Chicagoist: One of the things I think you do so well in the book—and, actually your team at Inside Amy Schumer does this so well, too—you take these seemingly insignificant or silly things and illuminate much bigger issues beneath them. Is that something you do consciously, are you looking for those little but actually big things? How do you choose those topics?

Jessi Klein: I think it’s a thing where all of these little specific struggles, they’re microcosms and with the stuff that feels headliney and political, the old chestnut is the personal is political. But I think it is. I just know the stuff that, as I go through my day, strikes me as feeling awkward and funny or a little off, and I keep a notebook and I try to remember them and write them down. It’s just the stuff that kind of suggests a story to me.

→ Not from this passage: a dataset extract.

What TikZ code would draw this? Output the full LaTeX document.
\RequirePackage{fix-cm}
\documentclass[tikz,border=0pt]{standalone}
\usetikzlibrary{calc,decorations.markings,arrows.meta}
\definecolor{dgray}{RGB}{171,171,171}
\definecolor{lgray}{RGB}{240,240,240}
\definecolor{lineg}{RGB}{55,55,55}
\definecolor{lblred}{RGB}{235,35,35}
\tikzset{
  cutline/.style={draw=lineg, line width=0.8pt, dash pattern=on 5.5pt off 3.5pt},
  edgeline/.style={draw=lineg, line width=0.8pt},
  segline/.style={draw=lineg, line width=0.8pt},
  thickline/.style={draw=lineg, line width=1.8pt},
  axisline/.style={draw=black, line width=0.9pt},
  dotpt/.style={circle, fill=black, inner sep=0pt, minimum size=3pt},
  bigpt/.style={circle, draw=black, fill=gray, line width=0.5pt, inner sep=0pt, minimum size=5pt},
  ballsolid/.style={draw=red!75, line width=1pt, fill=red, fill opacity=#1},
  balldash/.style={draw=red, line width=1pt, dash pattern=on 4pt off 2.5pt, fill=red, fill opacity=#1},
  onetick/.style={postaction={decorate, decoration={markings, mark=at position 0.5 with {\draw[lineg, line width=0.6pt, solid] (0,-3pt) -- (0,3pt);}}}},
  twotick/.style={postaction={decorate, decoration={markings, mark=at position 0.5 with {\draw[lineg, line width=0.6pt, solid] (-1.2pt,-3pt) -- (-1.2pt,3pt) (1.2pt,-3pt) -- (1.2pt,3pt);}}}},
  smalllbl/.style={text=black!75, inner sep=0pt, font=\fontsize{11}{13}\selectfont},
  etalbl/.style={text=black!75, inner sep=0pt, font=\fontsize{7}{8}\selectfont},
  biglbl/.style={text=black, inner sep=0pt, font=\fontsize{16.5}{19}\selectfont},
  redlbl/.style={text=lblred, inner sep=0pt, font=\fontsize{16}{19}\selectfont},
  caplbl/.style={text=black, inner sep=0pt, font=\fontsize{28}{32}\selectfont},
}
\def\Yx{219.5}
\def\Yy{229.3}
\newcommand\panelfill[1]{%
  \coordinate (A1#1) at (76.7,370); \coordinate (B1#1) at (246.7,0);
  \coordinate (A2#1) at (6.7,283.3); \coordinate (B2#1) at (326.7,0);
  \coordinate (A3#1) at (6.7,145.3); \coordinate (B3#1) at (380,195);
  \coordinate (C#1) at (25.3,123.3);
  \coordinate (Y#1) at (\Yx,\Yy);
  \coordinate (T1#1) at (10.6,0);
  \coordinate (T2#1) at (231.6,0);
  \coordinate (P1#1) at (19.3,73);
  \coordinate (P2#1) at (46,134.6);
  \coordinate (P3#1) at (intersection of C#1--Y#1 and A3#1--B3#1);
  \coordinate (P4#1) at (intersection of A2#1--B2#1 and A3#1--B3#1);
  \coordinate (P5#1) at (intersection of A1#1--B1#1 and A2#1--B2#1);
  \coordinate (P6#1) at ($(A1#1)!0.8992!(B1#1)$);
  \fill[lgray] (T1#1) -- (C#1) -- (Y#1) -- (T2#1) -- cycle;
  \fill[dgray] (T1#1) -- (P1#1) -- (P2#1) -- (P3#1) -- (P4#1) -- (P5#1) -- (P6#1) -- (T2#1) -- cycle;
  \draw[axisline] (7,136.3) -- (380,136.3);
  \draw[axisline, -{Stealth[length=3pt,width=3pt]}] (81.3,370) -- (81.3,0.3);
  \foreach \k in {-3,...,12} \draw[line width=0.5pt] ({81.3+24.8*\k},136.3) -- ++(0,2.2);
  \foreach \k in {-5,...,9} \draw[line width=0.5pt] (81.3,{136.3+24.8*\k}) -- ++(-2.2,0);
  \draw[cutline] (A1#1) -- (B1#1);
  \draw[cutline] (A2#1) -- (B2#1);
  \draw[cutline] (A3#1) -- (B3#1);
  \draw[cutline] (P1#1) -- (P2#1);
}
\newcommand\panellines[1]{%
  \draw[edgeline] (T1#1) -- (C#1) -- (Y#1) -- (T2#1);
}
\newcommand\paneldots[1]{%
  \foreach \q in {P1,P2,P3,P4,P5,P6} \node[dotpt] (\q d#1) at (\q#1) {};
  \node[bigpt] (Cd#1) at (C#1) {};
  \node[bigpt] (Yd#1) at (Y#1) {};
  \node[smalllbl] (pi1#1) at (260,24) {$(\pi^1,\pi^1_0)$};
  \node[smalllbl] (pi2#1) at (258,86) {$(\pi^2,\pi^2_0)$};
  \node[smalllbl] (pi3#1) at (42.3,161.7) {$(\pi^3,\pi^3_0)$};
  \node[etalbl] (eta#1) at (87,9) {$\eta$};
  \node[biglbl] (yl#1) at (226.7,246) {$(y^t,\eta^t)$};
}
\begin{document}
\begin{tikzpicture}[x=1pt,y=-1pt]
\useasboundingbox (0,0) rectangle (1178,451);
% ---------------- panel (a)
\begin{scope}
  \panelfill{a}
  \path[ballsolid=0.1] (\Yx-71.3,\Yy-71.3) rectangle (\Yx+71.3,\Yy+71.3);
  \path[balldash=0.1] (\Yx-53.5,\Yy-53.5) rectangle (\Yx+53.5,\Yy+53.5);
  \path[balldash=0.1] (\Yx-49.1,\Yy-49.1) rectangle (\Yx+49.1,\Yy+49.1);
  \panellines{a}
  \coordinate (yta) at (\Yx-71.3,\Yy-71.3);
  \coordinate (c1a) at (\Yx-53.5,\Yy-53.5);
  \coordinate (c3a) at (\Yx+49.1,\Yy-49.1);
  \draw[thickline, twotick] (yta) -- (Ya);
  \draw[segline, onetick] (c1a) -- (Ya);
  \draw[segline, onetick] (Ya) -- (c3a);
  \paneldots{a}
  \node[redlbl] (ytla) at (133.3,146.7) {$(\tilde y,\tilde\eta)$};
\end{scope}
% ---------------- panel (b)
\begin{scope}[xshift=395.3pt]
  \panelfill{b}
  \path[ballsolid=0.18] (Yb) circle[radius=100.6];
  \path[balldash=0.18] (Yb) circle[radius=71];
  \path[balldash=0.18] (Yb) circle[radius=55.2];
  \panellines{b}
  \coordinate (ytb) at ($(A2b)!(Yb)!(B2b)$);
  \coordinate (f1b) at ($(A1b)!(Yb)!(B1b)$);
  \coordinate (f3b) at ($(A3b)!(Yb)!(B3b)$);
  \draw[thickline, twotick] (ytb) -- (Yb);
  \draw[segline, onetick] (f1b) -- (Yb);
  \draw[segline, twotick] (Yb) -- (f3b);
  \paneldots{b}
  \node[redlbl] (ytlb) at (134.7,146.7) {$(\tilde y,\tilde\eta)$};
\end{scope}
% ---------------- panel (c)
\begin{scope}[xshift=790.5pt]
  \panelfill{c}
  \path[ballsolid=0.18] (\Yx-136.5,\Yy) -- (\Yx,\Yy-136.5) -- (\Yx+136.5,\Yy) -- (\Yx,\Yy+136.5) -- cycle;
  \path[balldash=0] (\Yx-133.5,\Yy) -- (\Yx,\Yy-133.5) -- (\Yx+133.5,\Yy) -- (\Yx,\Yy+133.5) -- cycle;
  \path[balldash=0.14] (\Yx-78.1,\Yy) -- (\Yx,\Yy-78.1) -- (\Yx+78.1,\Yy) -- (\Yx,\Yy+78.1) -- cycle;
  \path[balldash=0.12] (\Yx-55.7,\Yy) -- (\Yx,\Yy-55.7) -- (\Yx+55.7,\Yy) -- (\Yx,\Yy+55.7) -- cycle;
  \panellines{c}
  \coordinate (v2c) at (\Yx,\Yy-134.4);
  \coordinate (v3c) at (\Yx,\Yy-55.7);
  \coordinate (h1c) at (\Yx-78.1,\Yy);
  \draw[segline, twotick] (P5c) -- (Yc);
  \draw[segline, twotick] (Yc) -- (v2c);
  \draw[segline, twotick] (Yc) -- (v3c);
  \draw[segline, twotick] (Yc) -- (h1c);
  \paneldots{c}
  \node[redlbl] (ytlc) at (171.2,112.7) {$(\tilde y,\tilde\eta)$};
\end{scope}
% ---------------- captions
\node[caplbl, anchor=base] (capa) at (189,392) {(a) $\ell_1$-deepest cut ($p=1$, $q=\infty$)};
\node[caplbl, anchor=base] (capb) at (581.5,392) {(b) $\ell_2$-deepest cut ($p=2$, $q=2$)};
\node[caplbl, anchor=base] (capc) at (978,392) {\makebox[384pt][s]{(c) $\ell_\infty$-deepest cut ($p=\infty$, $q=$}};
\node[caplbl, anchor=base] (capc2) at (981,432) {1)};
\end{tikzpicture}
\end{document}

A lot of your essays in your book focus on womanhood. What would you say, off the top of your head, is your favorite thing about being a woman, and what would you say is the most obnoxious thing about being a woman?

That is a toughy. I feel like I would need years to answer that. My favorite thing, at least that I can think of in this moment, is I enjoy how much easier it is for women to connect with one another and make friends than it is for men. My husband is a very together and social guy but I just think women have a way of connecting with each other quickly and easily that I think is a real gift in terms of our ability to just communicate and connect. It seems like it would be kind of lonely to be some dude bro who can’t act like he likes another dude cause what if he’s gay, dude. Least favorite part? I don’t know. I guess my period?

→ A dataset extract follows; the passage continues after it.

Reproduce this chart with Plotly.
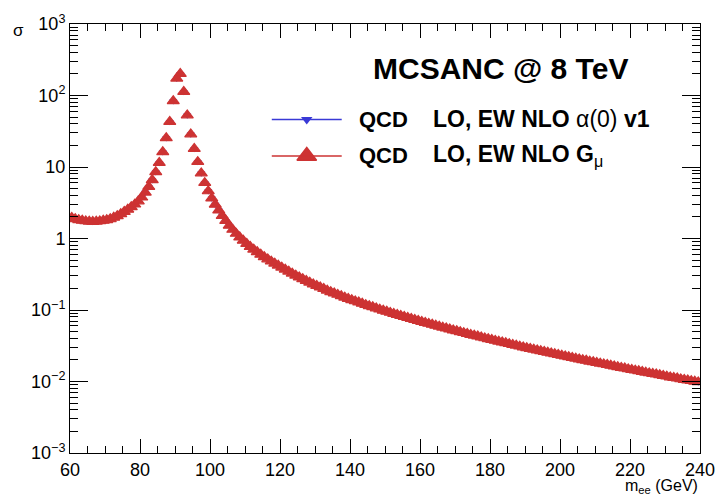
import numpy as np
import plotly.graph_objects as go

# 1 GeV bins in the dielectron invariant mass, 60-240 GeV
mass_edges = np.arange(60, 241, 1)
mass = (mass_edges[:-1] + mass_edges[1:]) / 2

# Differential cross section per bin (QCD LO, EW NLO, G_mu scheme)
sigma_gmu = [
    1.95, 1.88, 1.82, 1.78, 1.75, 1.73, 1.72, 1.73, 1.75, 1.78,      # 60-70
    1.82, 1.88, 1.96, 2.06, 2.20, 2.36, 2.54, 2.75, 3.00, 3.32,      # 70-80
    3.76, 4.40, 5.30, 6.60, 8.50, 11.5, 16.2, 25.4, 43.0, 84.0,      # 80-90
    173.0, 202.0, 113.0, 53.0, 28.8, 18.0, 11.8, 8.2, 6.0, 4.6,      # 90-100
    3.65, 2.98, 2.48, 2.08, 1.77, 1.52, 1.33, 1.17, 1.04, 0.935,     # 100-110
    0.845, 0.768, 0.703, 0.646, 0.597, 0.553, 0.514, 0.479, 0.448, 0.420,  # 110-120
    0.394, 0.369, 0.346, 0.325, 0.304, 0.287, 0.272, 0.257, 0.243, 0.229,  # 120-130
    0.218, 0.208, 0.198, 0.188, 0.179, 0.171, 0.164, 0.157, 0.150, 0.144,  # 130-140
    0.138, 0.133, 0.128, 0.123, 0.118, 0.114, 0.110, 0.106, 0.102, 0.0984,  # 140-150
    0.0951, 0.0919, 0.0888, 0.0859, 0.0830, 0.0804, 0.0778, 0.0754, 0.0730, 0.0707,  # 150-160
    0.0686, 0.0665, 0.0645, 0.0626, 0.0607, 0.0589, 0.0571, 0.0554, 0.0537, 0.0521,  # 160-170
    0.0507, 0.0492, 0.0479, 0.0465, 0.0452, 0.0440, 0.0428, 0.0416, 0.0404, 0.0393,  # 170-180
    0.0383, 0.0373, 0.0363, 0.0354, 0.0345, 0.0336, 0.0327, 0.0319, 0.0310, 0.0302,  # 180-190
    0.0295, 0.0288, 0.0281, 0.0274, 0.0267, 0.0261, 0.0254, 0.0248, 0.0242, 0.0236,  # 190-200
    0.0231, 0.0225, 0.0220, 0.0215, 0.0210, 0.0205, 0.0200, 0.0196, 0.0191, 0.0187,  # 200-210
    0.0183, 0.0179, 0.0175, 0.0171, 0.0167, 0.0163, 0.0160, 0.0156, 0.0153, 0.0149,  # 210-220
    0.0146, 0.0143, 0.0140, 0.0137, 0.0134, 0.0131, 0.0128, 0.0126, 0.0123, 0.0120,  # 220-230
    0.0118, 0.0115, 0.0113, 0.0111, 0.0108, 0.0106, 0.0104, 0.0102, 0.0100, 0.0098,  # 230-240
]
# alpha(0) v1 scheme coincides with G_mu on this scale
sigma_alpha0 = list(sigma_gmu)

y_tick_vals = [1e-3, 1e-2, 1e-1, 1, 10, 1e2, 1e3]
y_tick_text = ["10<sup>−3</sup>", "10<sup>−2</sup>", "10<sup>−1</sup>", "1", "10",
               "10<sup>2</sup>", "10<sup>3</sup>"]
y_minor_vals = [k * 10.0 ** e for e in range(-3, 3) for k in range(2, 10)]

BLUE = "#3a3ad6"
RED = "#cd3333"
FONT = "Liberation Sans, Arial, Helvetica, sans-serif"

fig = go.Figure()

fig.add_trace(go.Scatter(
    x=mass, y=sigma_alpha0, mode="markers",
    marker=dict(symbol="triangle-down", size=7, color=BLUE),
    showlegend=False,
))
fig.add_trace(go.Scatter(
    x=mass, y=sigma_gmu, mode="markers",
    marker=dict(symbol="triangle-up", size=10.5, color=RED,
                line=dict(color=RED, width=1.2)),
    showlegend=False,
))

# Hand-placed legend: lines as shapes, markers on an overlay [0,1] axis pair
leg_x0, leg_x1, leg_xm = 0.3203, 0.4313, 0.3758
row1, row2 = 0.7775, 0.6925

fig.add_trace(go.Scatter(
    x=[leg_xm], y=[row1], xaxis="x2", yaxis="y2", mode="markers",
    marker=dict(symbol="triangle-down", size=10, color=BLUE),
    showlegend=False, cliponaxis=False, hoverinfo="skip",
))
fig.add_trace(go.Scatter(
    x=[leg_xm], y=[row2], xaxis="x2", yaxis="y2", mode="markers",
    marker=dict(symbol="triangle-up", size=17, color=RED,
                line=dict(color=RED, width=1.5)),
    showlegend=False, cliponaxis=False, hoverinfo="skip",
))

shapes = [
    dict(type="line", xref="paper", yref="paper", x0=leg_x0, x1=leg_x1,
         y0=row1, y1=row1, line=dict(color=BLUE, width=1.5)),
    dict(type="line", xref="paper", yref="paper", x0=leg_x0, x1=leg_x1,
         y0=row2, y1=row2, line=dict(color=RED, width=1.5)),
]

annotations = [
    dict(text="<b>MCSANC @ 8 TeV</b>", x=0.6828, y=0.897, xref="paper", yref="paper",
         xanchor="center", yanchor="middle", showarrow=False,
         font=dict(size=30, color="black", family=FONT)),
    dict(text="<b>QCD</b>", x=0.45625, y=row1, xref="paper", yref="paper",
         xanchor="left", yanchor="middle", showarrow=False,
         font=dict(size=22, color="black", family=FONT)),
    dict(text="<b>LO, EW NLO</b> α(0) <b>v1</b>", x=0.5734, y=row1, xref="paper", yref="paper",
         xanchor="left", yanchor="middle", showarrow=False,
         font=dict(size=23, color="black", family=FONT)),
    dict(text="<b>QCD</b>", x=0.45625, y=row2, xref="paper", yref="paper",
         xanchor="left", yanchor="middle", showarrow=False,
         font=dict(size=22, color="black", family=FONT)),
    dict(text="<b>LO, EW NLO G</b><sub>μ</sub>", x=0.5734, y=row2, xref="paper", yref="paper",
         xanchor="left", yanchor="middle", showarrow=False,
         font=dict(size=23, color="black", family=FONT)),
    dict(text="σ", x=-0.082, y=0.986, xref="paper", yref="paper",
         xanchor="center", yanchor="middle", showarrow=False,
         font=dict(size=17, color="black", family=FONT)),
    dict(text="m<sub>ee</sub> (GeV)", x=1.0, y=-0.079, xref="paper", yref="paper",
         xanchor="right", yanchor="middle", showarrow=False,
         font=dict(size=16, color="black", family=FONT)),
]

axis_common = dict(
    showline=True, linecolor="black", linewidth=1, mirror="allticks",
    ticks="inside", tickcolor="black", tickwidth=1,
    showgrid=False, zeroline=False,
    tickfont=dict(size=18, color="black", family=FONT),
)

fig.update_layout(
    width=727, height=495,
    margin=dict(l=70, r=17, t=14, b=42),
    paper_bgcolor="white", plot_bgcolor="white",
    font=dict(family=FONT, color="black"),
    showlegend=False,
    xaxis=dict(
        range=[60, 240], tickmode="linear", tick0=60, dtick=20, ticklen=14,
        minor=dict(ticks="inside", ticklen=7, dtick=5, tick0=60, tickcolor="black",
                   tickwidth=1, showgrid=False),
        **axis_common,
    ),
    yaxis=dict(
        type="log", range=[-3, 3], tickmode="array", tickvals=y_tick_vals,
        ticktext=y_tick_text, ticklen=18,
        minor=dict(ticks="inside", ticklen=8, tickmode="array", tickvals=y_minor_vals,
                   tickcolor="black", tickwidth=1, showgrid=False),
        **axis_common,
    ),
    xaxis2=dict(range=[0, 1], overlaying="x", anchor="y2", visible=False),
    yaxis2=dict(range=[0, 1], overlaying="y", anchor="x2", visible=False),
    shapes=shapes,
    annotations=annotations,
)

fig.write_html("out.html")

“Inside Amy Schumer” is in its fourth, going-on fifth season. How would you say the comedy has evolved?

I think at the beginning we kind of found our footing. We just had no idea what we were going to do at the beginning, outside of Amy had such a strong comedic voice, we were finding our way in terms of the types of sketches we wanted to do. We knew that we wanted them to be personal but I think like most shows we kind of found our voice as we went along. And once we had a little bit of a sense of the idea that people were liking what we were doing, it gave us a little bit more of a green light to just own the silliness and the seriousness that we were embracing. And we worried less and less about “well, what will blah blah think?” Not that everything is perfect or everything hits but we just felt like we’re not going to worry too much about weather “guys” liked us. It’s honest and it’s true, so people will like it.

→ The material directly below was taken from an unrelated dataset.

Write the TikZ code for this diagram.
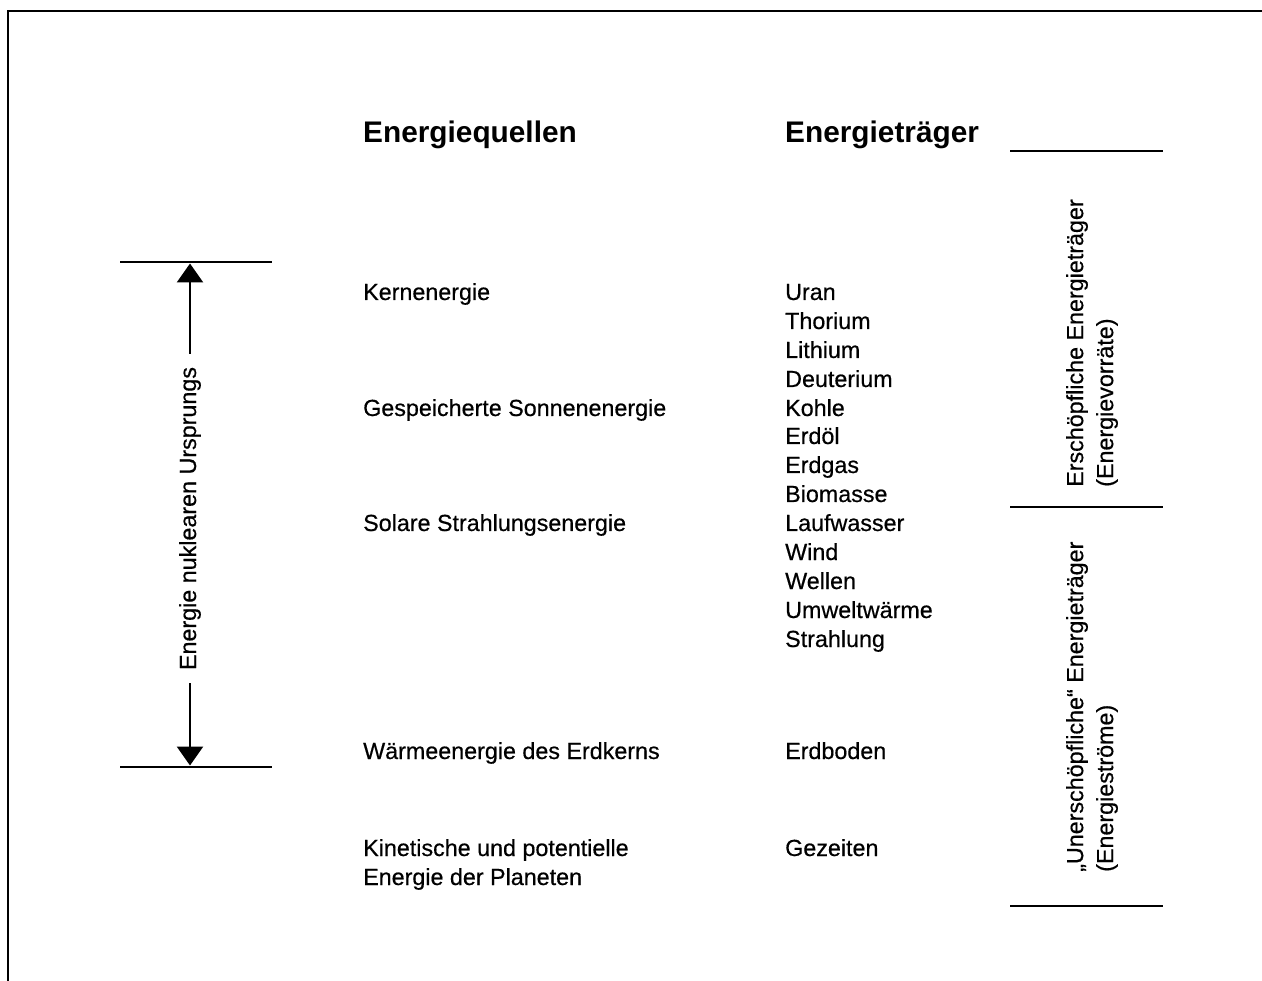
\documentclass[tikz,border=0pt]{standalone}
\usepackage{fontspec}
\setmainfont[FakeBold=0.5]{Liberation Sans}[BoldFeatures={FakeBold=0}]
\newfontfamily\bodyfont[FakeBold=0.5]{Liberation Sans}
\usetikzlibrary{arrows.meta}
\begin{document}
\begin{tikzpicture}[x=1pt,y=-1pt,
  txt/.style={anchor=base west,inner sep=0pt,font=\bodyfont\fontsize{23.3}{29}\selectfont},
  head/.style={anchor=base west,inner sep=0pt,font=\fontsize{29.8}{35}\selectfont\bfseries},
  rule/.style={line width=2.3pt},
  frame/.style={line width=2.8pt},
  vtxt/.style={rotate=90,anchor=north west,align=left,inner sep=0pt,font=\bodyfont\fontsize{23.3}{30}\selectfont},
  dimarrow/.style={line width=2.6pt,-{Triangle[width=26pt,length=19pt]}}
]
\useasboundingbox (0,0) rectangle (1262,981);
% frame
\draw[frame] (8,981) -- (8,11) -- (1262,11);
% headings
\node[head] (hq) at (363,143) {Energiequellen};
\node[head] (ht) at (785,143) {Energieträger};
% sources
\node[txt] (q1) at (363,300) {Kernenergie};
\node[txt] (q2) at (363,416) {Gespeicherte Sonnenenergie};
\node[txt] (q3) at (363,531) {Solare Strahlungsenergie};
\node[txt] (q4) at (363,759) {Wärmeenergie des Erdkerns};
\node[txt] (q5) at (363,856) {Kinetische und potentielle};
\node[txt] (q6) at (363,885) {Energie der Planeten};
% carriers
\node[txt] (t1) at (785,300) {Uran};
\node[txt] (t2) at (785,329) {Thorium};
\node[txt] (t3) at (785,358) {Lithium};
\node[txt] (t4) at (785,387) {Deuterium};
\node[txt] (t5) at (785,416) {Kohle};
\node[txt] (t6) at (785,444) {Erdöl};
\node[txt] (t7) at (785,473) {Erdgas};
\node[txt] (t8) at (785,502) {Biomasse};
\node[txt] (t9) at (785,531) {Laufwasser};
\node[txt] (t10) at (785,560) {Wind};
\node[txt] (t11) at (785,589) {Wellen};
\node[txt] (t12) at (785,618) {Umweltwärme};
\node[txt] (t13) at (785,647) {Strahlung};
\node[txt] (t14) at (785,759) {Erdboden};
\node[txt] (t15) at (785,856) {Gezeiten};
% right rules
\draw[rule] (1010,151) -- (1163,151);
\draw[rule] (1010,507) -- (1163,507);
\draw[rule] (1010,906) -- (1163,906);
% right rotated labels
\node[vtxt] (r1) at (1066,487) {Erschöpfliche Energieträger\\(Energievorräte)};
\node[vtxt] (r2) at (1066,872) {„Unerschöpfliche“ Energieträger\\(Energieströme)};
% left range
\draw[rule] (120,262) -- (272,262);
\draw[rule] (120,767) -- (272,767);
\coordinate (atop) at (190,263.5);
\coordinate (abot) at (190,765.5);
\node[rotate=90,inner xsep=13pt,inner ysep=0pt,font=\bodyfont\fontsize{23.3}{29}\selectfont] (vlab) at (190,518.5) {Energie nuklearen Ursprungs};
\draw[dimarrow] (vlab.east) -- (atop);
\draw[dimarrow] (vlab.west) -- (abot);
\end{tikzpicture}
\end{document}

You’re a panelist for NPR’s “Wait, Wait Don’t Tell Me,” [which is recorded in Chicago], but do you have other Chicago connections? We’re something of a comedy town.

Sadly, other than just knowing a ton of Chicago comedy people who I adore, I have no connection to your people. I’ve always liked Chicago, I didn’t know that a city could be big and clean. I was just like, “How do they do that? Everyone’s just obeying? Putting things in the can?”

Before “Inside Amy Schumer,” you used to write for SNL and you’re surrounded by funny people all the time. What would you say is the quality that sets people who make it in comedy apart from people who don’t? What career advice do you have for Chicago’s aspiring comedians and comedy writers?

The first quality, and I guess this applies to everything, is perseverance. Persevering and sticking with it and a certain level of fearlessness, if we can define fearlessness not as the absence of fear but the ability to overcome fear. And then, I guess, being funny. And maybe some vulnerability. If you are somebody who wants to perform, just make sure you’re performing and if you’re somebody who wants to write, just make sure you’re writing. It’s so amazing to me, I’m a billion years old, I grew up without the interwebs, but everyone can be making something [now] without having to wait for someone’s green light and so that’s the main thing. I’m so intimately familiar with being paralyzed by the fear of starting and the fear of creating. And you think, well when will I be a writer? And it is kind of hackneyed advice but it’s when you start and keep going.